The way I figure it, the problem a lot of people have is that they don't really understand media. Any of it. Maybe a vague notion about commercial interests or liberal bias or what-have-you, but little beyond that. I think people, on the whole, don't have any real media literacy. They don't see reporters as storytellers; they don't know how to judge/interpret what they're being told; they don't even understand the language well enough to discern why certain words were chosen for a report.
To some degree, I get it. Reading Marshall McCluhan is a tough slog. Trying to take hilariously obsolete opinions of new-fangled things like "radio" or "television" from their original time periods and relate them to contemporary concerns doesn't generally follow a straight path. The big picture is hard to look at, precisely because it's so big. Not to mention that a lot of people just don't even understand the basics of current technology. (Which is why phishing continues to work.)

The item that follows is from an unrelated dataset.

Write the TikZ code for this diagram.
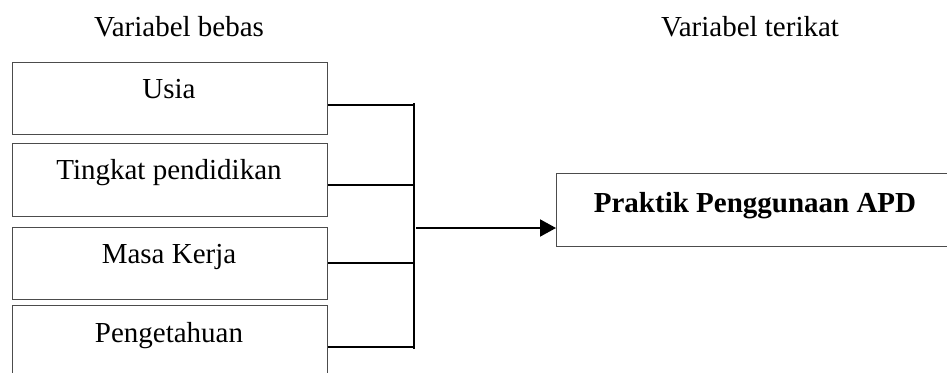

But, at the same time... it's the 21st century, people! Regardless of what era you grew up in and how you'd like for the world to continue to operate as it did, that's not how it works now. A hundred years ago, "literacy" meant basic reading, writing and arithmetic. That's not enough any more. You used to go through life quite happily with a sixth grade education, but now it's difficult to just do that if you've got a college degree. "Literacy" has expanded considerably. Here's what Wikipedia has to say...
This idea [literacy in the 21st century] has forever changed the landscape of information access, and is integral in an understanding of Literacy as a practice, in the 21st Century. It is no longer sufficient to consider whether a student can 'read' (decoding text, really) and 'write' (encoding text), and it is necessary to consider more meaningful aspects of literacy in education and in society as a whole, if we are to complete the transition we are in, from a society in which communication was never possible on the level of 'many to many', to one in which it is.The Influencing Machine is essentially a primer on that notion of literacy today. It doesn't cover nearly everything that you need to become 21st century literate, nor does it strive to, but it does tell you what that literacy is and why it's important. That it happens to also be done so expertly makes it that much more critical that you read this book.